The ABA urged key congressional leaders to make additional changes to this year’s version of the proposed Arbitration Fairness Act, maintaining that even though the bills include some of the association’s earlier suggestions, the legislation still would have certain profound and unintended negative consequences.
In a May 12 letter to Rep. Hank Johnson (D-Ga.) and Sens.
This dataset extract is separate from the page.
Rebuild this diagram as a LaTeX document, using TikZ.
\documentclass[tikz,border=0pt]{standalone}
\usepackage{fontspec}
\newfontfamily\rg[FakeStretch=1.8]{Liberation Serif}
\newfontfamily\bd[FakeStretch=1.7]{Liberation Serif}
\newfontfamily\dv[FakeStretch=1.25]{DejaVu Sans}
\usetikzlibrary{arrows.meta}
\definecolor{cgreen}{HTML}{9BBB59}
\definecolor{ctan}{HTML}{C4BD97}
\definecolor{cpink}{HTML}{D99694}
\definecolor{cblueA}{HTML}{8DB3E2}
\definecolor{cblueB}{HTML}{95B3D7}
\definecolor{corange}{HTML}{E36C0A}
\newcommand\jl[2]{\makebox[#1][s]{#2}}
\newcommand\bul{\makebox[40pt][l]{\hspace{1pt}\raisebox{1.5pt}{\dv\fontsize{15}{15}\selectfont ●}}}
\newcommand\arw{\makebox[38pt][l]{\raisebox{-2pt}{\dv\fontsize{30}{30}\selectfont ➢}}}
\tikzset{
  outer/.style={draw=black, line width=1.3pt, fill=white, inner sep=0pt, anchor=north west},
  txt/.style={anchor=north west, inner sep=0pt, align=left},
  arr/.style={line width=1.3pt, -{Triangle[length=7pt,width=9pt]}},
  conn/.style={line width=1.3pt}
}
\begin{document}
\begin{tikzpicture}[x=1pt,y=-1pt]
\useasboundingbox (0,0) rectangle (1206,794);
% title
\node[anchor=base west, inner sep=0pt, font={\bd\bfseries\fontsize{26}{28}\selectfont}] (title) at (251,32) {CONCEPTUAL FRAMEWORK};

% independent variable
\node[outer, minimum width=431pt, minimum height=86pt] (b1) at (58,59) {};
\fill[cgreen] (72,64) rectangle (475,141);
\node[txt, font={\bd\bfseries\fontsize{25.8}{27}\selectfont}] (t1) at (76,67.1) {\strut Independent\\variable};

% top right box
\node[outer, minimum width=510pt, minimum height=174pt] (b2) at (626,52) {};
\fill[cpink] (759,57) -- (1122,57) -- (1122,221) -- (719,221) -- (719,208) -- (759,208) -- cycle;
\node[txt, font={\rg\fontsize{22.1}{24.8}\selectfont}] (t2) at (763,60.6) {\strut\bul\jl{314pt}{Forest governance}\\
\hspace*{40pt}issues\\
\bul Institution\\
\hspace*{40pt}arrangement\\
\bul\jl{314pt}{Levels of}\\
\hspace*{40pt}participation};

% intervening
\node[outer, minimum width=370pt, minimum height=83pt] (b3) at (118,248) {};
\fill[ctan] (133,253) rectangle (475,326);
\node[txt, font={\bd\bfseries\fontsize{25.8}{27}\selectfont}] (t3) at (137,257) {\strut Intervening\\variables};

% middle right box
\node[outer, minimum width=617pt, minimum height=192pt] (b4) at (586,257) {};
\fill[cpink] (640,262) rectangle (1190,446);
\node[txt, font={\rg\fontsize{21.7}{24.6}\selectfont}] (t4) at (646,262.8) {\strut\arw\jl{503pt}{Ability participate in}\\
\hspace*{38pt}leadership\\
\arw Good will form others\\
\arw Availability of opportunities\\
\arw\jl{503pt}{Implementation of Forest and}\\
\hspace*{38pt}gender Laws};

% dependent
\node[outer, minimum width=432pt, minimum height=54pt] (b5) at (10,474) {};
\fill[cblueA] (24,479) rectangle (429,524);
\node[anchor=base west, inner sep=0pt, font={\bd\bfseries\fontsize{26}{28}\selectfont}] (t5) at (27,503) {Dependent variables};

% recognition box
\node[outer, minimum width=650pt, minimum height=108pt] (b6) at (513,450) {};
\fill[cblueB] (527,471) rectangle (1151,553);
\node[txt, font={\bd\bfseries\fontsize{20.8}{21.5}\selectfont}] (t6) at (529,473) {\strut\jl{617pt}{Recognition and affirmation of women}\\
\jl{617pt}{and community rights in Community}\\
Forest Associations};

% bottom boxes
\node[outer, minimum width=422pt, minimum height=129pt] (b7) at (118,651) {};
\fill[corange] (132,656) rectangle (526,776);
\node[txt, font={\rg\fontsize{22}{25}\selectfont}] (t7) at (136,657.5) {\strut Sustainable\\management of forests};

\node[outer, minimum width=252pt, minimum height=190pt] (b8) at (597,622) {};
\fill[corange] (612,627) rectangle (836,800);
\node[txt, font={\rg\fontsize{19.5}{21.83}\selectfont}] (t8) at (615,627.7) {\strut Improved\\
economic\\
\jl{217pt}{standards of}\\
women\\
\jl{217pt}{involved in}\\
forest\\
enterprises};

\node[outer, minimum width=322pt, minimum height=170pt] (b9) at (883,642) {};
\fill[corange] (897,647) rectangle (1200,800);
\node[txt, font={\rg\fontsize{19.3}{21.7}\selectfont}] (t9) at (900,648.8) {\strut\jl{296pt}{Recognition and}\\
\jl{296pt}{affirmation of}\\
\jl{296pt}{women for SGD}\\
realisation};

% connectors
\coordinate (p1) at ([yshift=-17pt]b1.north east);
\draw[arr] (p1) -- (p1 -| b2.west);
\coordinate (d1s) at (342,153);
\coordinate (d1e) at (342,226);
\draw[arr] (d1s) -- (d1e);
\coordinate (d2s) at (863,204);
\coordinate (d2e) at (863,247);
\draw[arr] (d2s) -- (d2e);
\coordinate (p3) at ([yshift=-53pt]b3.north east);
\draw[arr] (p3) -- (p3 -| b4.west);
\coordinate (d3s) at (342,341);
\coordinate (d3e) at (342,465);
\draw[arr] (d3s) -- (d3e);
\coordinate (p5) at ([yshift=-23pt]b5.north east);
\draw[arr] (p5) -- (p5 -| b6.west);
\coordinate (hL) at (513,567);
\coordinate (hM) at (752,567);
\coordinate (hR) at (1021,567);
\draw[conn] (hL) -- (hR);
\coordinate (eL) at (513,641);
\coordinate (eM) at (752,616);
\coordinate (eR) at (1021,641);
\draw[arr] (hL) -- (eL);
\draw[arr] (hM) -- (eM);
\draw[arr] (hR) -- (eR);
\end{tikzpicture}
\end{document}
Al Franken (D-Minn.) and Richard Blumenthal (D-Conn.), ABA Governmental Affairs Director Thomas M. Susman explained that the ABA has not taken a position on the overall legislation, which has been introduced as H.R. 1873 and S. 987. The association believes, however, that language in the bills could inadvertently void many existing international commercial arbitration agreements, add significant costs and delays to the commercial arbitration process, and discourage international commercial parties from engaging in commerce with U.S. companies.
The association also maintains that some provisions would put the United States at risk of breaching the spirit – if not the letter – of longstanding treaty obligations.
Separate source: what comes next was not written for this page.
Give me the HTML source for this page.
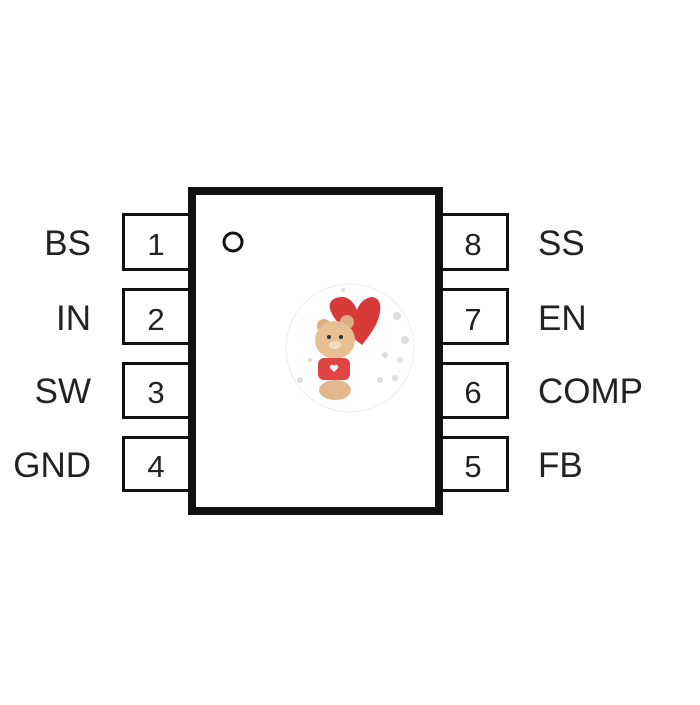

H.R. 1873 and S. 987, which would establish a new Chapter 4 within Title 9 of the U.S. Code governing arbitration, would declare that no pre-dispute arbitration agreement shall be valid or enforceable if it requires arbitration of an employment, consumer or civil rights dispute.
Susman wrote that the legislation’s definition of “civil rights dispute” – and related language dealing with “collective bargaining agreements” – is overly broad and ambiguous and could lead to extensive litigation and significant costs and delays in the commercial arbitration process. The ABA therefore urged the bills’ sponsors to adopt several technical amendments to clarify these key terms.
In addition, the association is suggesting several other technical changes that would protect international commercial arbitration by clarifying that the legislation will not affect key provisions in Chapter 2 (the Convention on the Recognition and Enforcement of Foreign Arbitral Awards) and Chapter 3 (the Inter-American Convention on International Commercial Arbitration) of Title 9.
The bills, introduced May 12, were referred to the House and Senate Judiciary Committees, and no further action is scheduled.